* _Your goal_: Please write out the lines of the data exactly, beginning with the first and ending with the line containing "Chart.register(...registerables);"; leave the pictures behind.

* _Information provided_:
• • • • •
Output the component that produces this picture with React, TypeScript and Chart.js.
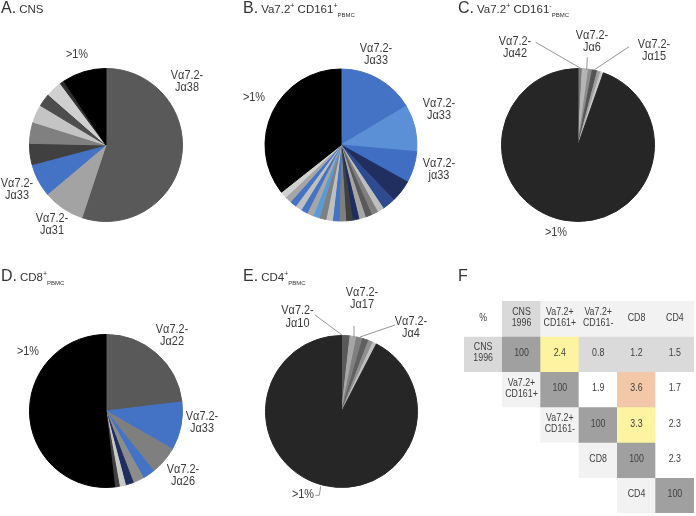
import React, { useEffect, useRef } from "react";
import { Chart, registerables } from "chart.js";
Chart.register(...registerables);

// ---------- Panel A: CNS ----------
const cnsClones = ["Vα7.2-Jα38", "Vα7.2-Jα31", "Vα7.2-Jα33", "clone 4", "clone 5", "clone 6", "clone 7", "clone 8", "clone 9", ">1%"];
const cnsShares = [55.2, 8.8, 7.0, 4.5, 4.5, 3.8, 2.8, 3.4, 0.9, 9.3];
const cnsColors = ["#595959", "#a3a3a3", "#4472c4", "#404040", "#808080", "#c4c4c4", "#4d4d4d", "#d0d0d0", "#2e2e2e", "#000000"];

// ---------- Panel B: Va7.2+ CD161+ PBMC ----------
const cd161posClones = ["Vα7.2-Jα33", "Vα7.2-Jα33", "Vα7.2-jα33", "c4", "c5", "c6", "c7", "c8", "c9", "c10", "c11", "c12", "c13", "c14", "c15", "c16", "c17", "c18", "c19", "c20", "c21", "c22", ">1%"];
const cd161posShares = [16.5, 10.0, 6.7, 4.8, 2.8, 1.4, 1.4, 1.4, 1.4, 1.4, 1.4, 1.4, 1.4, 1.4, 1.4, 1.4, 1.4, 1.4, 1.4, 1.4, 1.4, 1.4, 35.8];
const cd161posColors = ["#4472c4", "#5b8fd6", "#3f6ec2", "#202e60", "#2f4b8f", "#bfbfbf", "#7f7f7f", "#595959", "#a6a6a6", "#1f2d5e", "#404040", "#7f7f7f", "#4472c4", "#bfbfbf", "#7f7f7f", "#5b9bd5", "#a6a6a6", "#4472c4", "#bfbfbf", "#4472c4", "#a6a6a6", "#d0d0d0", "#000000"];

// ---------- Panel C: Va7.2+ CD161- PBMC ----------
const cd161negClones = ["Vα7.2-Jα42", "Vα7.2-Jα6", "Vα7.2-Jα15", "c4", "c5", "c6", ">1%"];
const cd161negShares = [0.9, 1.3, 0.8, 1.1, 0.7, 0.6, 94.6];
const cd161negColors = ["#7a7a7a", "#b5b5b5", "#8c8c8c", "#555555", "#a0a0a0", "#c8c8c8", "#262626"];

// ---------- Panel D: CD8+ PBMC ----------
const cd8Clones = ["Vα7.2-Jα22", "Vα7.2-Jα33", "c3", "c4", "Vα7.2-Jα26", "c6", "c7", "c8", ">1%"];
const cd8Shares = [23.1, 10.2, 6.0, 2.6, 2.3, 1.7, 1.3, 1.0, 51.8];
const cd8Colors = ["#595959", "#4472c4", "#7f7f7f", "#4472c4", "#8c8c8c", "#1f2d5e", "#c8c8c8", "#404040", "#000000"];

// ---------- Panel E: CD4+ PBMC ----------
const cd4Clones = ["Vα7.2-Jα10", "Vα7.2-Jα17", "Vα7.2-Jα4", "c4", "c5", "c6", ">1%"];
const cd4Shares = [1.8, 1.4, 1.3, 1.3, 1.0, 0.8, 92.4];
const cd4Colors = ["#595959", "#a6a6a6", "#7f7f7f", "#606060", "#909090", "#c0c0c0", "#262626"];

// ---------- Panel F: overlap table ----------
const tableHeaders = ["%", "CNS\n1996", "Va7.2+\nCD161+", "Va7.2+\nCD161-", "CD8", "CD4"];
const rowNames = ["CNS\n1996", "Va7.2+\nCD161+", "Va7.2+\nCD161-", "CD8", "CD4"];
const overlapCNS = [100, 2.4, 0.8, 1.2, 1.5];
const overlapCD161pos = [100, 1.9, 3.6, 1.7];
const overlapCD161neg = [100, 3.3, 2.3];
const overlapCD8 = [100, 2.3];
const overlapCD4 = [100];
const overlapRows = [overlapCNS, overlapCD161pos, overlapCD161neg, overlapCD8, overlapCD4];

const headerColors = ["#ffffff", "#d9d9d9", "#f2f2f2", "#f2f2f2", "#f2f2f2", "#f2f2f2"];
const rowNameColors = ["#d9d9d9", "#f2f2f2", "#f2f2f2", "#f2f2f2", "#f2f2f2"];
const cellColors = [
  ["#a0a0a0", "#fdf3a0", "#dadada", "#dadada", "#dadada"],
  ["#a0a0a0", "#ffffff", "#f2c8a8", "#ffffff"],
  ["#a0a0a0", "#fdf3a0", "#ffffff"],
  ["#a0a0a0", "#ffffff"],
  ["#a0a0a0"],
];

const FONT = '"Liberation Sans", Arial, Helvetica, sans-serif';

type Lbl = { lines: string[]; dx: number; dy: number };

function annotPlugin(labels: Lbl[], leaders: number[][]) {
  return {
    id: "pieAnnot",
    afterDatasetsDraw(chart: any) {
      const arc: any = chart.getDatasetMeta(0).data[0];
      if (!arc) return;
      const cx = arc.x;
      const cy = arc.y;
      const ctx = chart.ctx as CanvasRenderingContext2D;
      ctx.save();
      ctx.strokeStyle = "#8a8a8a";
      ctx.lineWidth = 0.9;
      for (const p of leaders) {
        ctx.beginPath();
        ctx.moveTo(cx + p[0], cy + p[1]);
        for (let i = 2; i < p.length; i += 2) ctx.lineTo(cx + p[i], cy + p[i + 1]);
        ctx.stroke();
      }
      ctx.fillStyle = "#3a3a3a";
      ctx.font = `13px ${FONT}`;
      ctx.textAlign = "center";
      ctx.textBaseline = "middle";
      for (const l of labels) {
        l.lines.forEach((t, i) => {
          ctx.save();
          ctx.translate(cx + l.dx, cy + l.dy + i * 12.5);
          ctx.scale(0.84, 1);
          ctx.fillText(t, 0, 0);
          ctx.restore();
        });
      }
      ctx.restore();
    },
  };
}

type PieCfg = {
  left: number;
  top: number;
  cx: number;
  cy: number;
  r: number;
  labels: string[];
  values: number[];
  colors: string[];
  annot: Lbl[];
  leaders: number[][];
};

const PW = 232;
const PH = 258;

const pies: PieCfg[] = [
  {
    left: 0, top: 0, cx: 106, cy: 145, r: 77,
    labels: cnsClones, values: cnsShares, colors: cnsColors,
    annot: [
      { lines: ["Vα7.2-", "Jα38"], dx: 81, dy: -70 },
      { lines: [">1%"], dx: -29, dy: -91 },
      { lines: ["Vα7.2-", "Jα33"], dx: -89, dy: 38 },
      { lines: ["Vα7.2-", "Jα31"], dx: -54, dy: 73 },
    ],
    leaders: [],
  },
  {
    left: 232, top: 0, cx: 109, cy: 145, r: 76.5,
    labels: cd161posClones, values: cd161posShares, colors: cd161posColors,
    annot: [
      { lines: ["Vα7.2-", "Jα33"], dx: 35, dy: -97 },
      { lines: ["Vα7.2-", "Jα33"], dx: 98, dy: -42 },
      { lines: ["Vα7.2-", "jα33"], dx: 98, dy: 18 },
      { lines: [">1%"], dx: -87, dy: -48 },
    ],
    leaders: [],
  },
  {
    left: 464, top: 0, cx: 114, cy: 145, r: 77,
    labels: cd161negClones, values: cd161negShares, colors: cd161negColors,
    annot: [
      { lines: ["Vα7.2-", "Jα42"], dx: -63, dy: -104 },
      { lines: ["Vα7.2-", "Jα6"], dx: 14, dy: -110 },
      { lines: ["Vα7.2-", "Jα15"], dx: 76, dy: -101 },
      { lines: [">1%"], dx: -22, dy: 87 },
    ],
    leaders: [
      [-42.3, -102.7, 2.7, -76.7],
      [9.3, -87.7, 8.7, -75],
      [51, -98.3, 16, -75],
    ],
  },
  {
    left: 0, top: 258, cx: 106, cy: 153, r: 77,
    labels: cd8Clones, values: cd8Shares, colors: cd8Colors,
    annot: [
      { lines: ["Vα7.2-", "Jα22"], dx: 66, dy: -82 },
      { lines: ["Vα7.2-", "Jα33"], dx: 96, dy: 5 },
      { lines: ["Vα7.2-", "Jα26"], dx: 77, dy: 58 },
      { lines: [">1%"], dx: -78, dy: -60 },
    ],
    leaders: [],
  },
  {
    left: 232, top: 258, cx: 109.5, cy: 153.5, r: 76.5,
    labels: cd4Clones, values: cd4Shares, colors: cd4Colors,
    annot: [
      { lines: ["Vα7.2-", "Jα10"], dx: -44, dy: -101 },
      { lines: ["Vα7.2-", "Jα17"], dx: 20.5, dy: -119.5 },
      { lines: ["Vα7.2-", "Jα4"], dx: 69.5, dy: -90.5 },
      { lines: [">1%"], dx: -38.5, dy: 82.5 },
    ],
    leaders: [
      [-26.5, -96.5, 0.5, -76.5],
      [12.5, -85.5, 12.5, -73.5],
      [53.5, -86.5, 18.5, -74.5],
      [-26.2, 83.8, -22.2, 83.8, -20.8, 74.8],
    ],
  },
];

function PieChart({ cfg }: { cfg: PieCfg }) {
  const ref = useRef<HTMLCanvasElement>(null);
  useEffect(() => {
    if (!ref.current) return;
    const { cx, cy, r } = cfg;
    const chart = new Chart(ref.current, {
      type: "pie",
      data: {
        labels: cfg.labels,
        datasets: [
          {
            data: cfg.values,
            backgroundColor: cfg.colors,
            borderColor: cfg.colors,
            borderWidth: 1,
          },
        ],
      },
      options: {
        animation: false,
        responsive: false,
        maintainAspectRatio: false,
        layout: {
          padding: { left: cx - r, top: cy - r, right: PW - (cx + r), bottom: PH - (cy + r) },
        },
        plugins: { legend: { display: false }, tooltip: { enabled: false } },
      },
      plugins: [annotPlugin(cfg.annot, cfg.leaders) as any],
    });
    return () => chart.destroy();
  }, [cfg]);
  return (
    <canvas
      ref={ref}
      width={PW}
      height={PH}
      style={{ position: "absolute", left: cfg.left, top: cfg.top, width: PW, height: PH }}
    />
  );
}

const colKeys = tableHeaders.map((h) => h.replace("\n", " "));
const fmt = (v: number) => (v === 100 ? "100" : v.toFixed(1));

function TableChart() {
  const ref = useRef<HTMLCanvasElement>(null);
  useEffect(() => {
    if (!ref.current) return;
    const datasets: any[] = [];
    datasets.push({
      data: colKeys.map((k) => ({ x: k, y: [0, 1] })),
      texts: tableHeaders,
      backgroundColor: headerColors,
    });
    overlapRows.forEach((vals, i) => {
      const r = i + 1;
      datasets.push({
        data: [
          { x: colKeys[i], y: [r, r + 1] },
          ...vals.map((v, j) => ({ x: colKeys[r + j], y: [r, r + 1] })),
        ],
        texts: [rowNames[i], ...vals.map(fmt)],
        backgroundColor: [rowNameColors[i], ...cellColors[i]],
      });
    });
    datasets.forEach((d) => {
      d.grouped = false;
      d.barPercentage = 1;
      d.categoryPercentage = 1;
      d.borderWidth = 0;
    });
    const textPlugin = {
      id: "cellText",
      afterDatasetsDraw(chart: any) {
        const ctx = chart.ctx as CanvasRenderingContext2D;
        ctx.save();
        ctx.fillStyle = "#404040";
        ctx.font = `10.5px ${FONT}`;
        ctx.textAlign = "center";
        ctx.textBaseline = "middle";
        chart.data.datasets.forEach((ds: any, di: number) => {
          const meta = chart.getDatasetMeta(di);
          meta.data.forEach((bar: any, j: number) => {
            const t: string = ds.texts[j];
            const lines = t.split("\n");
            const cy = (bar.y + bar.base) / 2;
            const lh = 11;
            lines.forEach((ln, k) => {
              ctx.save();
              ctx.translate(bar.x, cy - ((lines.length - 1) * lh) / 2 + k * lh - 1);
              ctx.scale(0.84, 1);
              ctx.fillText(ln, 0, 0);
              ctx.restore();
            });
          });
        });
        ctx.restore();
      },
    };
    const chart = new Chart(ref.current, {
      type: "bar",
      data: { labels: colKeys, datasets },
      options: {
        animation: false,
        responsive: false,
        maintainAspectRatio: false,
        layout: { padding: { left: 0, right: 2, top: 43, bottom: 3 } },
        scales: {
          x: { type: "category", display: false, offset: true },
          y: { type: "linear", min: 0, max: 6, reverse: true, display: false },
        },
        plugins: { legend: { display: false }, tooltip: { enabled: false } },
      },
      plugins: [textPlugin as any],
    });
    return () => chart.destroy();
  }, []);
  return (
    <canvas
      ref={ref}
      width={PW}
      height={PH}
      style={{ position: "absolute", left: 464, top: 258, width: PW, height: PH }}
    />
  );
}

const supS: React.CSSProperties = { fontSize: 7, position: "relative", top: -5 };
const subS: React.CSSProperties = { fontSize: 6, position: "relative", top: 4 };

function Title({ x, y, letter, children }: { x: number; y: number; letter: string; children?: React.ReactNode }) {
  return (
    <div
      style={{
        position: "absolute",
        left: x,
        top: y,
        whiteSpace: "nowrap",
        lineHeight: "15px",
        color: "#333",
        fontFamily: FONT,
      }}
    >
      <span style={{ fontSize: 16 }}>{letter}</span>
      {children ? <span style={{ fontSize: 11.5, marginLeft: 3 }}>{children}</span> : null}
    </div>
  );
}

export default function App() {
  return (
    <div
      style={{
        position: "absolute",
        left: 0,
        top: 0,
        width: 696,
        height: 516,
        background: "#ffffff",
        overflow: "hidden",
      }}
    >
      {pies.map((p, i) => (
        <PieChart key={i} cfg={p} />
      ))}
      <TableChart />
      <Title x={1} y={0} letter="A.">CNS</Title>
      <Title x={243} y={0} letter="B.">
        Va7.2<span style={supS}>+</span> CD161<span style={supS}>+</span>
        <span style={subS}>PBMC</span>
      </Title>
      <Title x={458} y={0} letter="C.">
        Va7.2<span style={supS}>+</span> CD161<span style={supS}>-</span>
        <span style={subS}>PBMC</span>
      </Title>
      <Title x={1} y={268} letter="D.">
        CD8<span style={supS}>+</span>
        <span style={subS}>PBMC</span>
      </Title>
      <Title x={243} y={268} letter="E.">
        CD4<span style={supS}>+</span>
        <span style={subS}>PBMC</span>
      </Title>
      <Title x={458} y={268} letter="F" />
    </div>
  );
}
• • • • •
* _Reply to the task_:
Output the component that produces this picture with React, TypeScript and Chart.js.
import React, { useEffect, useRef } from "react";
import { Chart, registerables } from "chart.js";
Chart.register(...registerables);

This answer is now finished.